How Does Induction Hardening Work to Improve And Preserve Wear Resistance?
September 28, 2023
In the modern metal manufacturing industry, the properties of metal materials such as wear resistance, hardness, and corrosion resistance are of great concern. For many metal parts, wear resistance is crucial.
Hardening can increase the hardness of materials and is the most common method to improve the wear resistance of metal materials. Induction hardening is a heat treatment method that is widely used and recognized in modern metal manufacturing. The surface hardening of steel parts, such as automobile parts, mechanical parts, tools, etc., can be treated by induction hardening to improve wear resistance.
Induction Hardening uses the principle of induction heating. The alternating magnetic field generated by the induction coil acts on the surface of the workpiece, causing it to quickly heat up to a critical temperature and then cool rapidly, thereby achieving surface quenching of steel parts.
In order to improve the wear resistance of metal parts, we first need high-quality and advanced Induction Hardening Equipment.
Compared with traditional flame hardening and salt bath quenching, Induction Hardening Machine has many advantages: fast processing speed and short heating and cooling times, which can improve production efficiency; the heating process is well controllable and can achieve uniform distribution of surface and internal temperatures of the workpiece, reduce the occurrence of deformation and cracks; save energy and reduce environmental pollution.
Improving the wear resistance of metal parts is inseparable from hardening process technology. Six factors that improve the wear resistance and other properties of steel products during Induction Hardening Work.
1. Uniform Heating: Maintaining tightly controlled induction heating temperatures results in uniform mechanical properties and greater consistency from part to part, even within a given part.
2. Rapid transfer: To ensure martensite formation, it is important to move the workpiece quickly into the induction hardening process to avoid premature, unintended formation of non-martensitic structures such as ferrite or bainite. The term "slow cooling" is used when there is a delay in the transfer of product to the quench cooler, resulting in a lower product temperature before quenching. High-performance mechanical properties cannot be achieved with relaxation quenching.

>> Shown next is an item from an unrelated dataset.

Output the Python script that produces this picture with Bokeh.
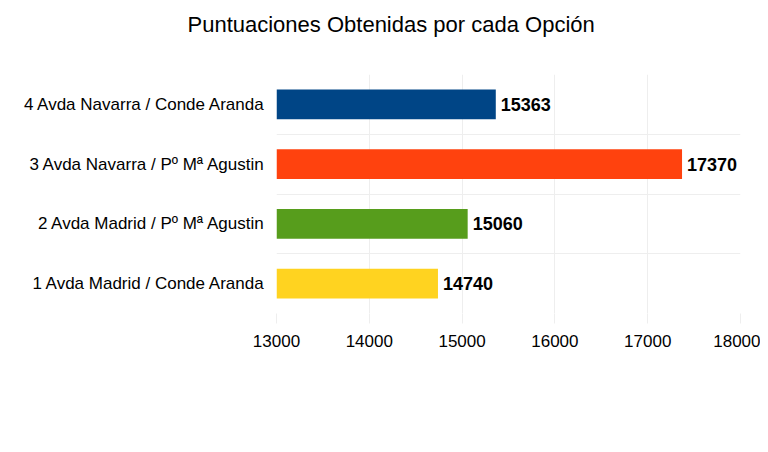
from bokeh.plotting import figure
from bokeh.models import ColumnDataSource, Range1d, FixedTicker, LabelSet, Title
from bokeh.embed import file_html
from bokeh.resources import INLINE
from bokeh.core.properties import value

categories = ["1 Avda Madrid / Conde Aranda", "2 Avda Madrid / Pº Mª Agustin",
              "3 Avda Navarra / Pº Mª Agustin", "4 Avda Navarra / Conde Aranda"]
scores = [14740, 15060, 17370, 15363]
colors = ["#ffd320", "#579d1c", "#ff420e", "#004586"]
x_ticks = [13000, 14000, 15000, 16000, 17000, 18000]
title_text = "Puntuaciones Obtenidas por cada Opción"

FONT = "Liberation Sans"

pos = [i + 0.5 for i in range(len(categories))]
src = ColumnDataSource(dict(y=pos, v=scores, c=colors, lab=[str(s) for s in scores]))

p = figure(width=760, height=444, output_backend="svg", toolbar_location=None,
           x_range=Range1d(x_ticks[0], x_ticks[-1]), y_range=Range1d(0, len(categories)),
           min_border_left=276, min_border_right=20, min_border_bottom=131, min_border_top=5)
p.outline_line_color = None
p.background_fill_color = "white"
p.border_fill_color = "white"

p.title.text = title_text
p.title.align = "left"
p.title.offset = -89
p.title.text_font = FONT
p.title.text_font_style = "normal"
p.title.text_font_size = "22px"
p.title.text_color = "#000000"
p.title.standoff = 18

spacer = Title(text=" ", standoff=26, text_font_size="1px")
p.add_layout(spacer, "above")

p.hbar(y="y", left=x_ticks[0], right="v", height=0.5, fill_color="c", line_color=None, source=src)

labels = LabelSet(x="v", y="y", text="lab", source=src, x_offset=5, text_baseline="middle",
                  text_font=value(FONT), text_font_style="bold", text_font_size="18px", text_color="#000000")
p.add_layout(labels)

p.xaxis.ticker = FixedTicker(ticks=x_ticks)
p.xaxis.axis_line_color = None
p.xaxis.major_tick_line_color = "#eeeeee"
p.xaxis.major_tick_out = 10
p.xaxis.major_tick_in = 0
p.xaxis.minor_tick_line_color = None
p.xaxis.major_label_text_font = FONT
p.xaxis.major_label_text_font_size = "17px"
p.xaxis.major_label_text_color = "#000000"
p.xaxis.major_label_standoff = 11

p.yaxis.ticker = FixedTicker(ticks=pos)
p.yaxis.major_label_overrides = {pv: c for pv, c in zip(pos, categories)}
p.yaxis.axis_line_color = None
p.yaxis.major_tick_line_color = None
p.yaxis.minor_tick_line_color = None
p.yaxis.major_label_text_font = FONT
p.yaxis.major_label_text_font_size = "17px"
p.yaxis.major_label_text_color = "#000000"
p.yaxis.major_label_standoff = 5

p.xgrid.ticker = FixedTicker(ticks=x_ticks)
p.xgrid.grid_line_color = "#eeeeee"
p.ygrid.ticker = FixedTicker(ticks=list(range(len(categories) + 1)))
p.ygrid.grid_line_color = "#eeeeee"

open("out.html", "w").write(file_html(p, INLINE))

3. Adequate soaking: Ability to soak the entire length and cross-section of the workpiece at the target austenitizing temperature, thereby improving quality.
4. Maintain Induction Hardening Efficiency: Keeping products that are continuously induction heated into quench is critical to effectiveness. This includes piece-by-piece and along-piece temperature control. Uniform temperatures from front to back ensure greater efficiency. Additionally, using the correct media (water, oil, polymer, etc.) is critical to ensure that the induction hardening practice extracts heat at the required rate and minimizes thermal stresses generated during microstructural transformation. If induction quenching is too slow, the material may not achieve the required microstructure to meet performance requirements. In contrast, rates that are too aggressive can lead to undesirable thermal stresses or, worse, component cracking at elevated stress points.
5. Uniform induction quenching coverage: Uniform spraying means that the quenching fluid penetrates all sizes of products to the same depth. This removes heat and avoids the formation of a steam vapor barrier, which prevents heat transfer from the workpiece. Uniform coverage also provides constant agitation, pressure, and flow throughout the process and helps maintain straightness for many products throughout the process.
6. Uniform induction hardening exit temperature/tempering entry temperature: Modeling is particularly effective in determining the correct controls to achieve these temperatures. Large cross-section sizes can be quenched to the desired surface temperature; however, the core temperature of the product may be significantly higher. This often occurs in "spring back," where the product surface temperature will reheat after quenching when the core temperature is conducted back to the surface. Achieving a uniform post-quench temperature ensures that the desired microstructure is obtained through the entire cross-section of the part. Correct modeling ensures that components are heat-treated as required.
With good induction hardening, the real benefit to any steel parts manufacturer is that the end product is more reliable and capable of achieving higher levels of performance. Following a solid heat treatment path means the steel is stronger, tougher, and ultimately more capable, which may translate into higher loads or better tolerance of existing loads, increased fatigue strength, wear resistance, and resistance to Bending overload damage capability.